Overexpression of Q/q-related homoeoalleles of hexaploid wheat reveals distinct recovery of flower transformation in the apetala2 mutant of Arabidopsis

抄録

The Q gene has played substantial roles in wheat domestication. As it pleiotropically governs domestication-related traits, such as free threshing, glume shape and tenacity, rachis fragility, spike length, plant height, and flowering time, wheat is cultivated in widespread adaptation. The Q gene located on the A genome encodes the APETALA2-like transcription factor WAP2A^Q. The allelic mutation from q (WAP2A^q) to Q took place in the polyploidy wheats, and the B and D genomes of bread (hexaploid) wheat conferred its homoeoalleles (WAP2B and WAP2D, respectively). Although WAP2A^q and WAP2D revealed allelic phenotypes against WAP2A^Q, their functions remain to be clarified. We overexpressed full-length cDNAs of WAP2A^Q, WAP2A^q, and WAP2D in the ap2 mutant line of Arabidopsis. WAP2A^Q fully recovered their flower organs similar to the wild type, WAP2D showed less recovery, and WAP2A^q rescued the least mutant flower phenotype. Use of a yeast two-hybrid system showed that WAP2A^Q formed the most homodimers, WAP2A^q formed the next highest, and WAP2D formed the least.
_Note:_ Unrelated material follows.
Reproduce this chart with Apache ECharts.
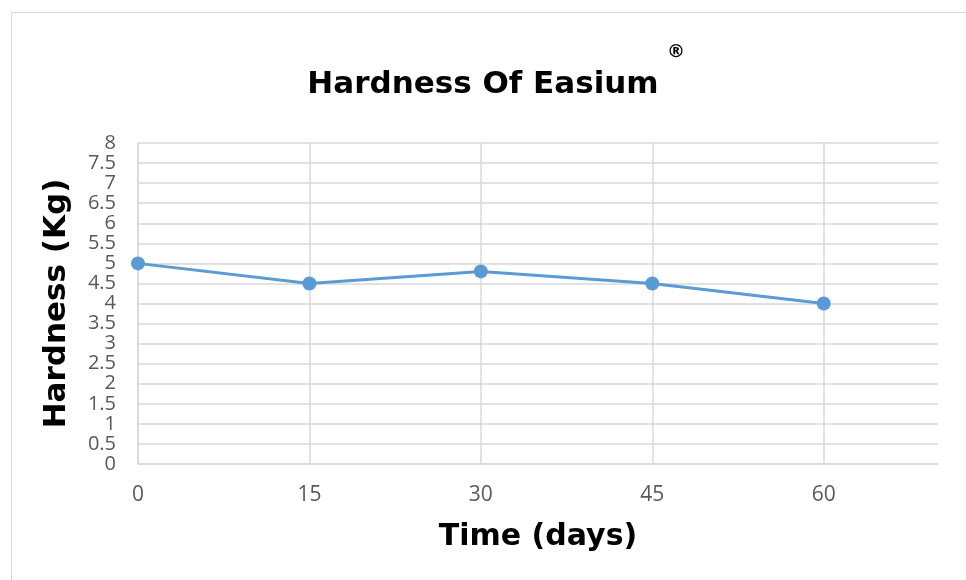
<!DOCTYPE html>
<html>
<head>
<meta charset="utf-8">
<script src="https://cdn.jsdelivr.net/npm/echarts@6/dist/echarts.min.js"></script>
<style>
  html, body { margin: 0; padding: 0; background: #fff; }
  #chart { width: 966px; height: 580px; }
</style>
</head>
<body>
<div id="chart"></div>
<script>
// Sampling times (days) and measured hardness (Kg)
const days = [0, 15, 30, 45, 60];
const hardness = [5, 4.5, 4.8, 4.5, 4];

const titleText = 'Hardness Of Easium';
const xName = 'Time (days)';
const yName = 'Hardness (Kg)';

const seriesData = days.map((d, i) => [d, hardness[i]]);

const gridColor = '#d9d9d9';
const labelColor = '#595959';
const labelFont = '"Open Sans", "Liberation Sans", sans-serif';
const heavyFont = '"DejaVu Sans", sans-serif';

const chart = echarts.init(document.getElementById('chart'), null, { renderer: 'canvas' });

chart.setOption({
  animation: false,
  backgroundColor: '#ffffff',
  title: {
    text: titleText,
    left: 478,
    top: 64,
    textAlign: 'center',
    textStyle: { fontFamily: heavyFont, fontWeight: 'bold', fontSize: 31, color: '#000' }
  },
  graphic: [
    {
      type: 'rect',
      shape: { x: 11.5, y: 12.5, width: 980, height: 600 },
      style: { fill: 'none', stroke: '#d9d9d9', lineWidth: 1 },
      silent: true
    },
    {
      type: 'text',
      left: 667,
      top: 43,
      style: { text: '®', fontFamily: heavyFont, fontWeight: 'bold', fontSize: 18, fill: '#000' }
    }
  ],
  grid: { left: 138, right: 28, top: 143, bottom: 116 },
  xAxis: {
    type: 'value',
    min: 0,
    max: 70,
    interval: 15,
    name: xName,
    nameLocation: 'middle',
    nameGap: 58,
    nameTextStyle: { fontFamily: heavyFont, fontWeight: 'bold', fontSize: 30, color: '#000' },
    axisLine: { show: true, lineStyle: { color: gridColor, width: 1.5 } },
    axisTick: { show: false },
    axisLabel: {
      showMaxLabel: false,
      margin: 21,
      fontFamily: labelFont,
      fontSize: 21,
      color: labelColor
    },
    splitLine: { show: true, showMaxLine: false, lineStyle: { color: gridColor, width: 1.5 } }
  },
  yAxis: {
    type: 'value',
    min: 0,
    max: 8,
    interval: 0.5,
    name: yName,
    nameLocation: 'middle',
    nameRotate: 90,
    nameGap: 66,
    nameTextStyle: { fontFamily: heavyFont, fontWeight: 'bold', fontSize: 31, color: '#000' },
    axisLine: { show: true, lineStyle: { color: gridColor, width: 1.5 } },
    axisTick: { show: false },
    axisLabel: {
      margin: 22,
      fontFamily: labelFont,
      fontSize: 20,
      lineHeight: 20,
      color: labelColor
    },
    splitLine: { show: true, lineStyle: { color: gridColor, width: 1.5 } }
  },
  series: [
    {
      type: 'line',
      data: seriesData,
      symbol: 'circle',
      symbolSize: 14,
      lineStyle: { color: '#5b9bd5', width: 3 },
      itemStyle: { color: '#5b9bd5' }
    }
  ]
});
</script>
</body>
</html>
The sequence comparisons between the three transcription factors and with AP2 of Arabidopsis revealed that WAP2A^q confers two single protein substitutions, I₃₂₉-to-V substitution and K₁₀₈-to-E in the nuclear translocation signal, WAP2D harbors SNPs of I₃₂₉-to-L similar to Arabidopsis, and other 6 substitutions. These data support the idea that a critical point mutation at the functional domain and structure alteration(s) resulting from sequence diversifications caused functional differences in the genes. Mutant lines of Arabidopsis can become a powerful tool for analyzing foreign gene functions as in the case of wheat.